** START OF Supplied material **

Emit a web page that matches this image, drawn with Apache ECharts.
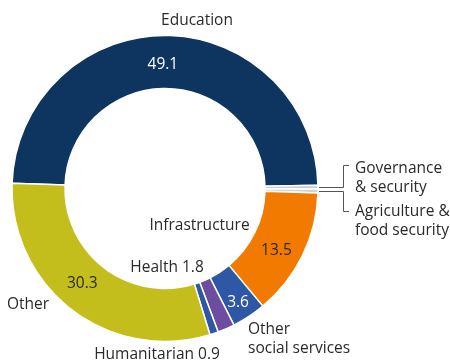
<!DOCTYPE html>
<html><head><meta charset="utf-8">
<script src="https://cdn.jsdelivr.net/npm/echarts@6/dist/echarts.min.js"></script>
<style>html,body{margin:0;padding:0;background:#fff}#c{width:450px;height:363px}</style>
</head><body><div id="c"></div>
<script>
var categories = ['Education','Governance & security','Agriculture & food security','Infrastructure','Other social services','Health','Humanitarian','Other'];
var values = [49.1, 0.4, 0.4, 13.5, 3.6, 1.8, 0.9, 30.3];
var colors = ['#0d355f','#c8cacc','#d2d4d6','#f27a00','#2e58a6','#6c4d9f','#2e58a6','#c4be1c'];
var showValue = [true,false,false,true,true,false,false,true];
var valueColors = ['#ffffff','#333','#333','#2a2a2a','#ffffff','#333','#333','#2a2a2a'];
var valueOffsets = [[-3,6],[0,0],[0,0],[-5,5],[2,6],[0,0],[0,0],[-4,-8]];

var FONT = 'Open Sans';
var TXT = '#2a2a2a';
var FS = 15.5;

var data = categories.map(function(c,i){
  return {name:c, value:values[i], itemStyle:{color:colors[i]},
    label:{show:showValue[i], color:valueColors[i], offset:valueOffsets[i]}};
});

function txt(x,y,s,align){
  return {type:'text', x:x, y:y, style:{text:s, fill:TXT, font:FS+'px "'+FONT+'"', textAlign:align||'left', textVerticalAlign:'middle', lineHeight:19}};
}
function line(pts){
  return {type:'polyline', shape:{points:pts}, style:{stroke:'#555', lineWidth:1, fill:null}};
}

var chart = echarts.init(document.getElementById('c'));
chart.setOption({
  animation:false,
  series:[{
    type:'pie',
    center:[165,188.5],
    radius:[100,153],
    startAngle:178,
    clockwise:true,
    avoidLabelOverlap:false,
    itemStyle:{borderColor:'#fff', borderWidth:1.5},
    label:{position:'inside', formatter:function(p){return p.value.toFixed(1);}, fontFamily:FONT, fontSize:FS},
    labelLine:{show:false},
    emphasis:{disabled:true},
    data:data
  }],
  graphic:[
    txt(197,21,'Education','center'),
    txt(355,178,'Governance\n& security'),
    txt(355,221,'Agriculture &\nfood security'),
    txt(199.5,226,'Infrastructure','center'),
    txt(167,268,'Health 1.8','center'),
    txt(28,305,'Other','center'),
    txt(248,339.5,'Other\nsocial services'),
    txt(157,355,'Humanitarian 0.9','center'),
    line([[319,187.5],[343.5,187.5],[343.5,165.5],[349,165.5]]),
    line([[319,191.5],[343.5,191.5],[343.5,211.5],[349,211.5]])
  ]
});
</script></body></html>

** END OF Supplied material **

What the task asks:
Give an exact copy of the material, leaving out every picture.

Output of the exercise:
Emit a web page that matches this image, drawn with Apache ECharts.
<!DOCTYPE html>
<html><head><meta charset="utf-8">
<script src="https://cdn.jsdelivr.net/npm/echarts@6/dist/echarts.min.js"></script>
<style>html,body{margin:0;padding:0;background:#fff}#c{width:450px;height:363px}</style>
</head><body><div id="c"></div>
<script>
var categories = ['Education','Governance & security','Agriculture & food security','Infrastructure','Other social services','Health','Humanitarian','Other'];
var values = [49.1, 0.4, 0.4, 13.5, 3.6, 1.8, 0.9, 30.3];
var colors = ['#0d355f','#c8cacc','#d2d4d6','#f27a00','#2e58a6','#6c4d9f','#2e58a6','#c4be1c'];
var showValue = [true,false,false,true,true,false,false,true];
var valueColors = ['#ffffff','#333','#333','#2a2a2a','#ffffff','#333','#333','#2a2a2a'];
var valueOffsets = [[-3,6],[0,0],[0,0],[-5,5],[2,6],[0,0],[0,0],[-4,-8]];

var FONT = 'Open Sans';
var TXT = '#2a2a2a';
var FS = 15.5;

var data = categories.map(function(c,i){
  return {name:c, value:values[i], itemStyle:{color:colors[i]},
    label:{show:showValue[i], color:valueColors[i], offset:valueOffsets[i]}};
});

function txt(x,y,s,align){
  return {type:'text', x:x, y:y, style:{text:s, fill:TXT, font:FS+'px "'+FONT+'"', textAlign:align||'left', textVerticalAlign:'middle', lineHeight:19}};
}
function line(pts){
  return {type:'polyline', shape:{points:pts}, style:{stroke:'#555', lineWidth:1, fill:null}};
}

var chart = echarts.init(document.getElementById('c'));
chart.setOption({
  animation:false,
  series:[{
    type:'pie',
    center:[165,188.5],
    radius:[100,153],
    startAngle:178,
    clockwise:true,
    avoidLabelOverlap:false,
    itemStyle:{borderColor:'#fff', borderWidth:1.5},
    label:{position:'inside', formatter:function(p){return p.value.toFixed(1);}, fontFamily:FONT, fontSize:FS},
    labelLine:{show:false},
    emphasis:{disabled:true},
    data:data
  }],
  graphic:[
    txt(197,21,'Education','center'),
    txt(355,178,'Governance\n& security'),
    txt(355,221,'Agriculture &\nfood security'),
    txt(199.5,226,'Infrastructure','center'),
    txt(167,268,'Health 1.8','center'),
    txt(28,305,'Other','center'),
    txt(248,339.5,'Other\nsocial services'),
    txt(157,355,'Humanitarian 0.9','center'),
    line([[319,187.5],[343.5,187.5],[343.5,165.5],[349,165.5]]),
    line([[319,191.5],[343.5,191.5],[343.5,211.5],[349,211.5]])
  ]
});
</script></body></html>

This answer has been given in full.